Rio de Janeiro

Djanira da Motta e Silva, Vendedora de flores (Flower Seller), 1947, oil on canvas, 39 5⁄8 × 25 5⁄8".

Djanira da Motta e Silva, Vendedora de flores (Flower Seller), 1947, oil on canvas, 39 5⁄8 × 25 5⁄8".

Djanira da Motta e Silva

Casa Roberto Marinho

Originating at the Museu de Arte de São Paulo and organized by Rodrigo Moura and Isabella Rjeille, this exhibition of works by Djanira da Motta e Silva (1914–1979)—or simply Djanira, as she is more commonly known—showcased nearly four decades of paintings by the primarily self-taught artist of working-class origin and indigenous ancestry.
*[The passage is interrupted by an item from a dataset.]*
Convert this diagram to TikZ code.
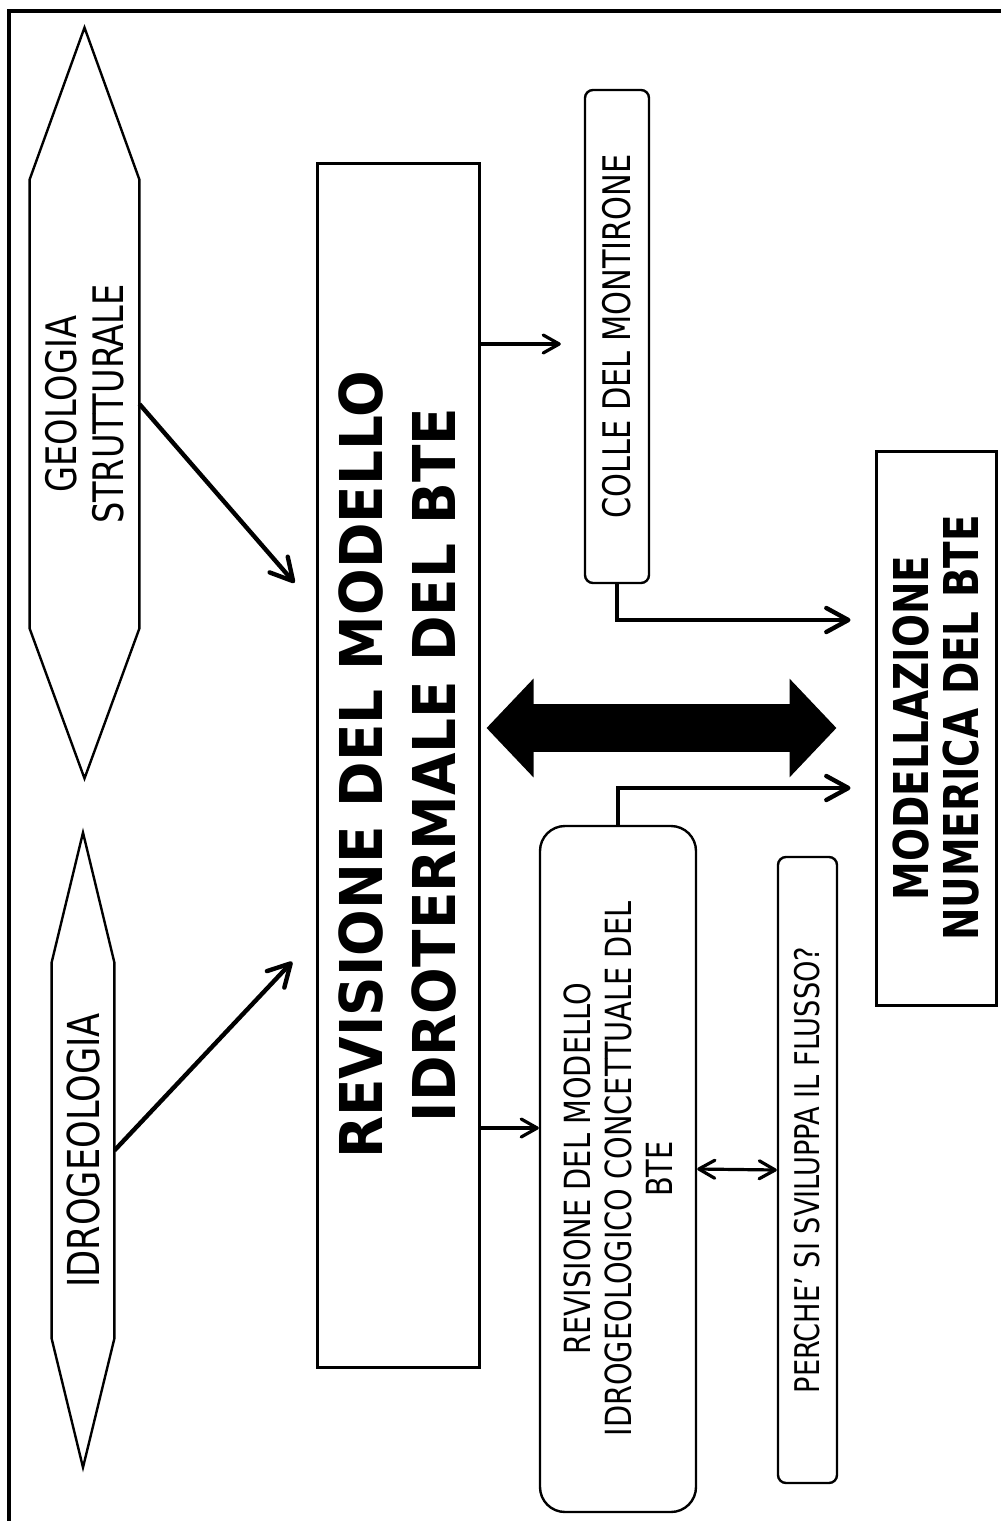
\documentclass[tikz,border=0pt]{standalone}
\usepackage{fontspec}
\usetikzlibrary{arrows.meta,calc}
\newfontfamily\boxfont{DejaVu Sans}[FakeStretch=0.8]
\newfontfamily\titlefont{DejaVu Sans}[FakeStretch=0.93]
\newfontfamily\numfont{DejaVu Sans}[FakeStretch=0.81]
\tikzset{
  tbox/.style={rectangle,draw,line width=1.5pt,rotate=90,align=center,inner sep=0pt},
  rbox/.style={rectangle,draw,rounded corners=4pt,line width=1.2pt,rotate=90,align=center,inner sep=0pt},
  hnode/.style={rotate=90,align=center,inner sep=0pt},
  hexa/.style={draw,line width=1.2pt,line join=miter},
  frame/.style={line width=2pt},
  de/.style={-{Straight Barb[length=11pt,width=12pt,round]},line width=2.2pt},
  te/.style={-{Straight Barb[length=8pt,width=9pt,round]},line width=1.6pt},
  dte/.style={{Straight Barb[length=8pt,width=9pt,round]}-{Straight Barb[length=8pt,width=9pt,round]},line width=1.6pt},
  be/.style={{Triangle[length=23.5pt,width=48pt]}-{Triangle[length=23.5pt,width=48pt]},line width=24pt}
}

\begin{document}
\begin{tikzpicture}[x=0.5pt,y=-0.5pt]
\useasboundingbox (0,0) rectangle (1001,1521);
\draw[frame] (9,1521) -- (9,11) -- (1001,11);

% input fields
\node[hnode,minimum width=224pt,minimum height=54.5pt,font=\boxfont\fontsize{21}{23.5}\selectfont] (geo) at (84.5,404) {GEOLOGIA\\STRUTTURALE};
\draw[hexa] (geo.north east) -- ($(geo.east)+(0,-152)$) -- (geo.south east) -- (geo.south west) -- ($(geo.west)+(0,150)$) -- (geo.north west) -- cycle;
\node[hnode,minimum width=187.5pt,minimum height=31pt,font=\boxfont\fontsize{22}{24}\selectfont] (idro) at (83,1150.5) {IDROGEOLOGIA};
\draw[hexa] (idro.north east) -- ($(idro.east)+(0,-130)$) -- (idro.south east) -- (idro.south west) -- ($(idro.west)+(0,129)$) -- (idro.north west) -- cycle;

% boxes
\node[tbox,minimum width=602pt,minimum height=81pt,font=\titlefont\bfseries\fontsize{29.5}{36.5}\selectfont] (main) at (398,765) {REVISIONE DEL MODELLO\\IDROTERMALE DEL BTE};
\node[rbox,minimum width=246.5pt,minimum height=32pt,font=\boxfont\fontsize{19}{22}\selectfont] (colle) at (617,336.5) {COLLE DEL MONTIRONE};
\node[tbox,minimum width=277pt,minimum height=60pt,font=\numfont\bfseries\fontsize{24}{25}\selectfont] (num) at (936,728) {MODELLAZIONE\\NUMERICA DEL BTE};
\node[rbox,rounded corners=12.5pt,minimum width=343pt,minimum height=78pt,font=\boxfont\fontsize{18}{20.5}\selectfont] (concept) at (618,1169) {REVISIONE DEL MODELLO\\IDROGEOLOGICO CONCETTUALE DEL\\BTE};
\node[rbox,minimum width=313pt,minimum height=29.5pt,font=\boxfont\fontsize{17}{20}\selectfont] (perche) at (807.5,1170) {PERCHE’ SI SVILUPPA IL FLUSSO?};

% connectors
\draw[de,shorten >=16pt] (geo.south) -- (main.north |- 0,607);
\draw[de,shorten >=17pt] (idro.south) -- (main.north |- 0,937);
\draw[te,shorten >=11.5pt] (main.south |- 0,344) -- (colle.north |- 0,344);
\draw[te] (main.south |- 0,1128) -- (concept.north |- 0,1128);
\draw[de,shorten >=12pt] (colle.west) |- (num.north |- 0,620);
\draw[de,shorten >=12pt] (concept.east) |- (num.north |- 0,788);
\draw[be,shorten <=3pt,shorten >=19pt] (main.south |- num) -- (num.north);
\draw[dte] (concept.south) -- (perche.north);
\end{tikzpicture}
\end{document}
Often dismissed as “naive” or “primitive” (one American reviewer observed that a painting of hers would look at home on the cover of a New Yorker), the artist’s oeuvre has been symbolically effaced from the canon of Brazilian art, lending all the more the importance to “Djanira: a memória de seu povo” (“Djanira: The Memory of Her People,” though the exhibition used the divergent English title “Djanira: Picturing Brazil”) and its accompanying catalogue, which was edited by the curators together with Adriano Pedrosa.